Pelajaran lain berkenaan dengan pendidikan anak-anak baik adalah hendaknya orang tua atau yang mengasuh mereka memberikan toleransi yang besar kepada anak-anak dalam bermain atau dalam menyaksikan suatu permainan, selama permainan tersebut tidak memudharatkan dunia dan agamanya. Hal itu karena jiwa anak-anak belum terbiasa untuk serius dan berpikir keras, karenanya hendaknya mereka diberikan keluasan dalam bersenang-senang (me time), tapi tentunya tetap dalam pengawasan dan bimbingan orang tua agar mereka tidak melampui batas dalam permainan sehingga bisa memudharatkan diri mereka dan agar mereka tidak bersenang-senang dengan amalan yang dilarang oleh syariat yang bisa memudharatkan sisi keagamaan mereka kelak.
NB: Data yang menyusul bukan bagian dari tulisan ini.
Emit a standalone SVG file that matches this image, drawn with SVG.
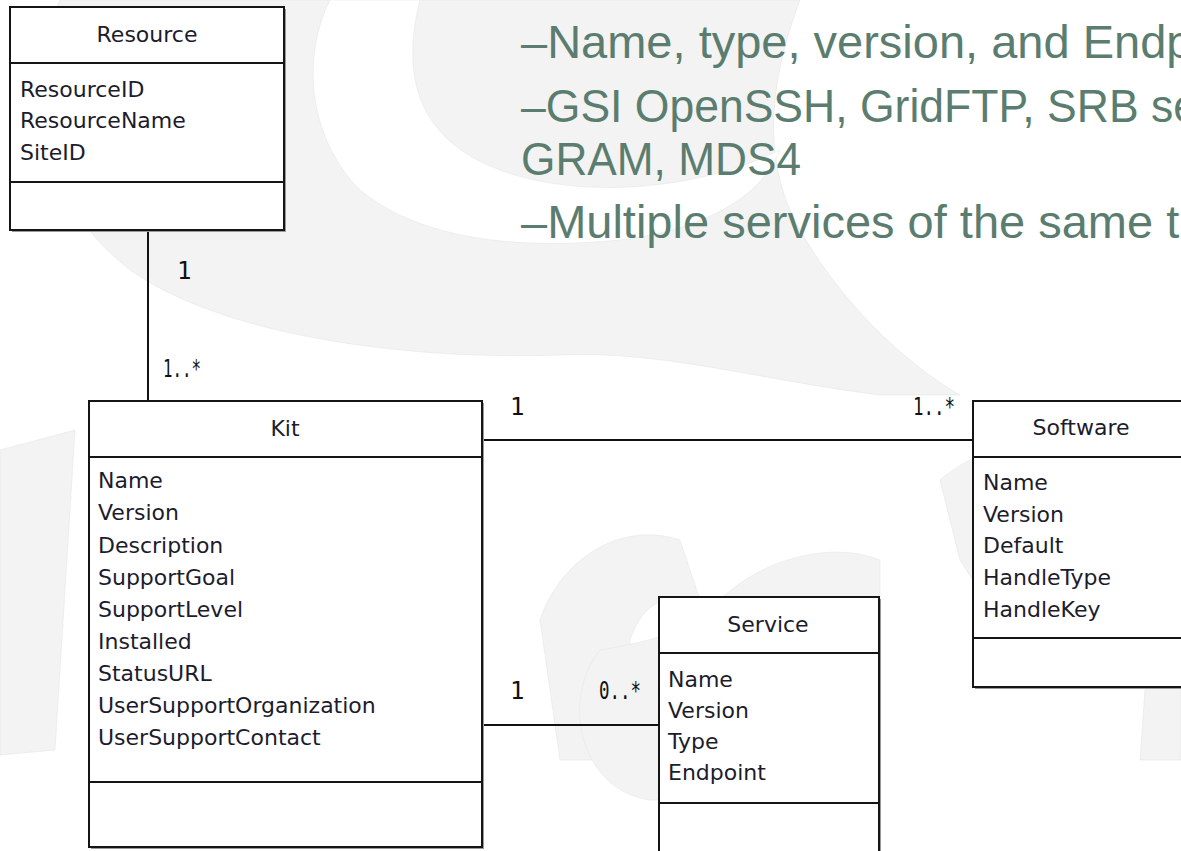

Pada dalil-dalil di atas terdapat pelajaran yang baik bagi setiap orang tua, bagaimana ayah Nabi Yusuf alaihissalam memberikan waktu kepada anak-anaknya untuk bermain dan bersenang-senang. Demikian pula Nabi shallallahu alaihi wasallam memberikan kesempatan kepada Aisyah radhiallahu anha -yang ketika itu masih kecil- untuk menyaksikan permainan para sahabat, dan beliau tidak menyuruhnya berhenti sampai Aisyah sendiri yang merasa bosan melihatnya.

Pelajaran lain yang bisa dipetik dari dalil-dalil di atas:
1.    Bolehnya mengadakan permainan di dalam masjid selama tidak disertai dengan teriakan yang tinggi dan tidak mengotori masjid.
2.    Bolehnya bermain tombak selama tidak memudharatkan.
3.    Disunnahkan mengadakan permainan di hari raya, karena kejadian dalam hadits Aisyah di atas terjadi pada hari raya.
4.    Tidak ada dalil dari hadits Aisyah bagi yang membolehkan wanita memandang kepada lelaki yang bukan mahramnya. Hal itu karena Aisyah melihat para sahabat itu dari jauh itupun dari balik kain, dan sudah dimaklumi jika demikian keadaan maka Aisyah tidaklah bisa melihat wajah-wajah mereka akan tetapi hanya melihat gerakan-gerakan mereka dengan tombak. Demikian jawaban secara ringkas, adapun jawaban detailnya insya Allah akan datang pada tempatnya.
5.    Dalam masalah toleransi dalam permainan, anak-anak wanita dalam hal ini sama dengan anak laki-laki.